By Timothy Egan

At dawn the woodpeckers start in, hammering heads against tree trunks, and you wonder if there’s a better way for a bird to make a living. Oh, the avian migraines. Twilight lingers till nearly 11 p.m.; if there’s a decent moon, you can fish in the silver light of Montana’s longest days.

When the sun is high, you swing from a rope tied to a cedar tree and drop into the great grip of the Kootenai River current, then swim back to the raft, to float and cast a fly line and look at ospreys and take in the grandeur of this land — your land, my land, an immense national forest.

Teddy Roosevelt left his initials on the outside wall of the community hall of Troy, a little shrug of a town along the river. But he left much more than that here in the far corner of northwest Montana and all over the West: an endowment to every American, rich and poor alike, their inheritance of public land.

Unlike the beaches in Chris Christie’s New Jersey, you can’t just “close” the 2.2 million acres of the Kootenai National Forest. The grizzly bears, the elk, the bobcats, the wolves, the swift predators and the stealthy ones, they prowl and sniff as always, far outnumbering humans in a place where a cellphone signal is a distant rumor.

But for a time, the Kootenai National Forest fell into the wrong hands. The barbarians nearly destroyed a land that was meant to remain a place of wonder for our children’s children’s children.

The mountainsides were skinned in industrial clear-cuts, the end result of public servants colluding with corporate plunderers. After the forests of larch, cedar, fir and pine were leveled for timber, the hillsides could no longer hold the ground during times of heavy rain and snowmelt. Tons of sediment slid into the Yaak River, which flows into the Kootenai.

For trout in the Yaak, it was a catastrophe. A healthy river bottom is layered with polished rocks of rainbow striations, and gravel crushed during another geologic age. But a river bottom thick with sediment is just a graveyard.

So you wonder, between hikes to nearly unknown waterfalls that would be national park centerpieces in any other state, how this place could have been so abused. It’s a public trust, not unlike the White House. No one person, no one interest group, owns it.

People come here for Tom Sawyer summers, for sleep induced by the white noise of that same Yaak River, for perspective. A city person like myself has very little in common with someone who lives off the grid, eating what they kill, drying what they forage, warming themselves through the interminable winter with wood downed in a storm.

In the Yaak Valley, there are two bars and three preachers, or maybe three bars and two preachers, depending on how much misery there is in the tank. One of the bars is the Dirty Shame. It’s not unusual to hear somebody start a conversation thus: “I was getting hammered at the Shame two nights ago when …”

The forest is the one thing those on opposite sides of the cultural divide hold in common. My nephew Riley is a Western Tarzan.
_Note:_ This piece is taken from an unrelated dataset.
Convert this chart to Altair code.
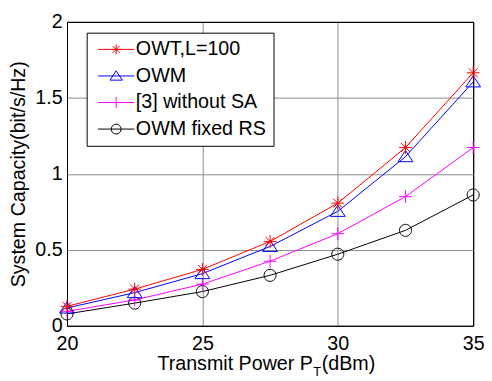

He hunts for deer, elk, grouse, catches rainbows and cutthroat, hikes into the wildest pockets of Montana, jumps from cliffs into icy river pools. He guides people who pay a lot of money to do what he does naturally. He gives me crap because I can’t hold the rifle perfectly steady when we shoot at targets, and I couldn’t tell the two major deer species of the Kootenai forest apart. Hey, when you stare at the headlights, no one knows if you’re a white-tailed or a mule deer.

He wears a T-shirt emblazoned with words that every American should live by: Public Land Owner.

That land is always under threat. The current White House occupant has never been in the Mountain time zone, nor the Pacific, since he’s been president. His habitat is a golf course under heavy guard. And yet he’s ordered up a survey to see if he can take away from all of us some of the lands that were protected under powers created by that president who left his initials on the side of the Troy town hall.

The good news is that the Kootenai forest is on the mend. Trout, mostly small, rise for caddis flies on the Yaak River. There are almost enough new-growth trees to keep the sediment load down. This special place, this empty place, is healing, and feels ever more wild with every passing summer.

“We need wilderness to protect us from ourselves,” wrote Rick Bass, who was born in Texas, and found his voice after moving to the Yaak Valley some years ago. That sounds like the kind of thing somebody might say around a late-night campfire. But it’s true in the morning. The enemy of this last best place is us. We are also its savior.